Looking at exercism-website-copy/mentoring.md at csharp-mentoring-palindromeproduct · michalporeba/exercism-website-copy · GitHub, I think you have two core approaches:
- Generate all pairs and filter out palindromes
- Find the smallest and largest palindrome and then its factors
Approach number three is not much more than a variant of the second approach. You could solve this in two ways:
- Create three approaches, where approach 2 and 3 have the same core approach but use a different path to get there. This means they’ll like have some duplicated content, but that’s perfectly fine.
- Create two approaches and for the second approach choose one option as the idiomatic one (I’d argue this is the LINQ one). With the approach then you could start with the
forloop and then refactor to the
LINQversion if you wanted to still show the
forloop (this option has my preference)
Then there is the calculation of the palindrome, which I think is perfect for an article. You could choose one of the three options to be used in the approaches and link to the document for more information. You’ll want to use the most idiomatic/simplest solution in the approaches, unless it really harms performance too much.
edit: in my mind, determining the palindrome is not core to the exercise, but finding the palindrome products is
Does this help @michalporeba ?
We are going on a side topic here, so for a moment let’s forget about earlier questions I’ve asked (I’ll come back to them in subsequent comment).
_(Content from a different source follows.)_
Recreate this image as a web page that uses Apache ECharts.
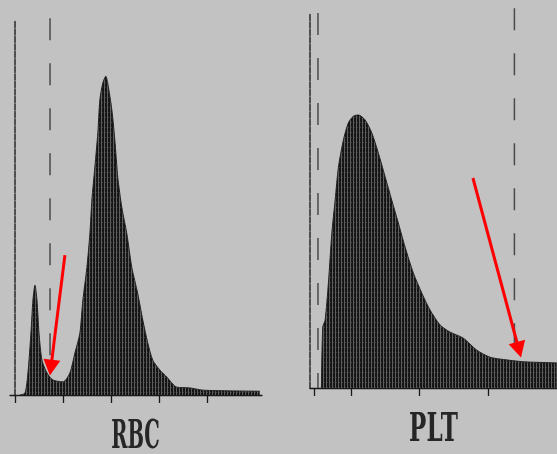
<!DOCTYPE html>
<html>
<head>
<meta charset="utf-8">
<script src="https://cdn.jsdelivr.net/npm/echarts@6/dist/echarts.min.js"></script>
<style>
  html, body { margin: 0; padding: 0; background: #c2c2c2; }
  #chart { width: 557px; height: 454px; }
</style>
</head>
<body>
<div id="chart"></div>
<script>
// ---------- RBC histogram (x in fL, y relative count) ----------
const rbcTicks = [0, 50, 100, 150, 200];
const rbcX = [5.2, 10.4, 13.5, 16.6, 18.7, 20.8, 22.9, 25, 28.1, 33.3, 39.5, 49.9, 57.2, 62.4, 67.6, 70.7, 74.9, 78, 80.1, 83.2, 86.3, 88.4, 91.5, 94.6, 96.7, 100.9, 104, 107.1, 111.3, 116.5, 121.7, 127.9, 133.1, 138.3, 143.5, 150.8, 158.1, 168.5, 182, 195.6, 226.8, 254.9];
const rbcY = [0, 0.5, 5.9, 16.5, 25.3, 29.3, 25.3, 16.5, 9.3, 5.9, 4, 3.5, 5.9, 11.2, 16.5, 25.3, 34, 43, 52, 60.8, 69.9, 78.7, 83.2, 85, 83, 76, 68, 58, 50, 43, 34, 27, 20, 13.9, 9.3, 6.7, 4.8, 2.1, 1.9, 1.3, 1.1, 1];
const rbcGates = [36.5];
const rbcArrowFrom = [52, 37.3];
const rbcArrowTo = [37.4, 7.3];

// ---------- PLT histogram ----------
const pltTicks = [2.3, 5, 10, 15];
const pltX = [2.85, 2.95, 3.12, 3.36, 3.61, 3.85, 4.09, 4.45, 4.81, 5.18, 5.54, 6.03, 6.52, 7.0, 7.49, 7.97, 8.45, 8.94, 9.55, 10.16, 10.76, 11.49, 12.22, 13.18, 14.16, 15.13, 16.1, 17.55, 19.98];
const pltY = [0, 16.3, 18.1, 28, 41.3, 50.1, 58.9, 66.1, 70.7, 72.5, 72.8, 71.5, 68, 62.6, 56.3, 50.1, 44, 37.6, 30.6, 25.3, 20.8, 16.8, 14.9, 13.3, 10.1, 8.2, 7.6, 7, 6.7];
const pltGates = [2.6, 16.9];
const pltArrowFrom = [13.88, 56];
const pltArrowTo = [17.23, 10.2];

const gateTop = [100.5, 100, 101.3];

// panel titles
const titles = ['RBC', 'PLT'];

function zip(a, b) { return a.map((v, i) => [v, b[i]]); }

// stripe fill pattern (style only)
const pc = document.createElement('canvas');
pc.width = 3; pc.height = 5;
const g = pc.getContext('2d');
g.fillStyle = '#151515'; g.fillRect(0, 0, 3, 5);
g.fillStyle = '#5e5e5e'; g.fillRect(2, 0, 1, 5);
g.fillStyle = '#3a3a3a'; g.fillRect(0, 2, 1, 1);
const stripe = { image: pc, repeat: 'repeat' };

// title glyph box fitting (style only)
const labelFont = 'bold 24px "DejaVu Serif"';
const boxes = [
  { cx: 135.5, cy: 433, w: 47, h: 30 },
  { cx: 434, cy: 426.5, w: 48, h: 29 }
];
const mc = document.createElement('canvas').getContext('2d');
mc.font = labelFont;
mc.textAlign = 'center';
mc.textBaseline = 'middle';
function titleGraphic(text, b) {
  const m = mc.measureText(text);
  const inkW = m.actualBoundingBoxLeft + m.actualBoundingBoxRight;
  const inkH = m.actualBoundingBoxAscent + m.actualBoundingBoxDescent;
  const sx = b.w / inkW, sy = b.h / inkH;
  const offX = (m.actualBoundingBoxRight - m.actualBoundingBoxLeft) / 2;
  const offY = (m.actualBoundingBoxDescent - m.actualBoundingBoxAscent) / 2;
  return {
    type: 'text', x: b.cx - sx * offX, y: b.cy - sy * offY, scaleX: sx, scaleY: sy, silent: true,
    style: { text: text, font: labelFont, fill: '#262626', align: 'center', verticalAlign: 'middle' }
  };
}

const chart = echarts.init(document.getElementById('chart'), null, { renderer: 'canvas' });

const axisLineY = { show: true, lineStyle: { color: '#2a2a2a', width: 1.5, type: [6, 1.5] } };

function xAxisCfg(idx, min, max, ticks) {
  return {
    type: 'value', gridIndex: idx, min: min, max: max,
    axisLine: { show: true, onZero: false, lineStyle: { color: '#1a1a1a', width: 1.3 } },
    axisTick: { show: true, length: 8, inside: false, customValues: ticks, lineStyle: { color: '#1a1a1a', width: 1.3 } },
    axisLabel: { show: false },
    splitLine: { show: false }
  };
}
function yAxisCfg(idx) {
  return {
    type: 'value', gridIndex: idx, min: 0, max: 100,
    axisLine: axisLineY,
    axisTick: { show: false }, axisLabel: { show: false }, splitLine: { show: false }
  };
}

function gateSeries(xi, x, top) {
  return {
    type: 'line', xAxisIndex: xi, yAxisIndex: xi, silent: true, clip: false,
    symbol: 'none', z: 1,
    data: [[x, top], [x, 0]],
    lineStyle: { color: '#4a4a4a', width: 1.5, type: [22, 23] }
  };
}

function arrowMark(from, to) {
  return {
    silent: true, symbol: ['none', 'triangle'], symbolSize: [17, 16],
    label: { show: false },
    itemStyle: { color: '#ff0000' },
    lineStyle: { color: '#ff0000', width: 3, type: 'solid' },
    data: [[{ coord: from }, { coord: to }]]
  };
}

chart.setOption({
  backgroundColor: '#c2c2c2',
  animation: false,
  grid: [
    { left: 10, top: 20, width: 252, height: 375, outerBoundsMode: 'none' },
    { left: 310, top: 13, width: 247, height: 375, outerBoundsMode: 'none' }
  ],
  xAxis: [
    xAxisCfg(0, -5.2, 257.3, rbcTicks),
    xAxisCfg(1, 2.02, 20, pltTicks)
  ],
  yAxis: [yAxisCfg(0), yAxisCfg(1)],
  series: [
    gateSeries(0, rbcGates[0], gateTop[0]),
    gateSeries(1, pltGates[0], gateTop[1]),
    gateSeries(1, pltGates[1], gateTop[2]),
    {
      name: 'RBC', type: 'line', xAxisIndex: 0, yAxisIndex: 0, z: 3,
      symbol: 'none', smooth: 0.25,
      data: zip(rbcX, rbcY),
      lineStyle: { color: '#222', width: 1 },
      areaStyle: { color: stripe, opacity: 1 },
      markLine: arrowMark(rbcArrowFrom, rbcArrowTo)
    },
    {
      name: 'PLT', type: 'line', xAxisIndex: 1, yAxisIndex: 1, z: 3,
      symbol: 'none', smooth: 0.25,
      data: zip(pltX, pltY),
      lineStyle: { color: '#222', width: 1 },
      areaStyle: { color: stripe, opacity: 1 },
      markLine: arrowMark(pltArrowFrom, pltArrowTo)
    }
  ],
  graphic: [titleGraphic(titles[0], boxes[0]), titleGraphic(titles[1], boxes[1])]
});
</script>
</body>
</html>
Would checking if a number is a palindrome be an interesting exercise in its own right? We have a task to check if a string is, and while similar checking if the number is a palindrome has some interesting considerations if we are not using string reversal techniques.
If we had an exercise like that we could have approaches for that problem alone.
If that was the case the palindrome products problem become the problem of finding the right palindrome and its products which has its own approaches, but the
IsPalindrome function can be presented in a single version, as it is not part of the problem.
Thanks @MatthijsBlom, indeed I have missed it!
That’s exactly why I wanted to stay focused on the approach to approaches rather than more possible approaches to the problem itself. Two, I thought, was enough to make the point.
The example is very helpful! Thanks, again.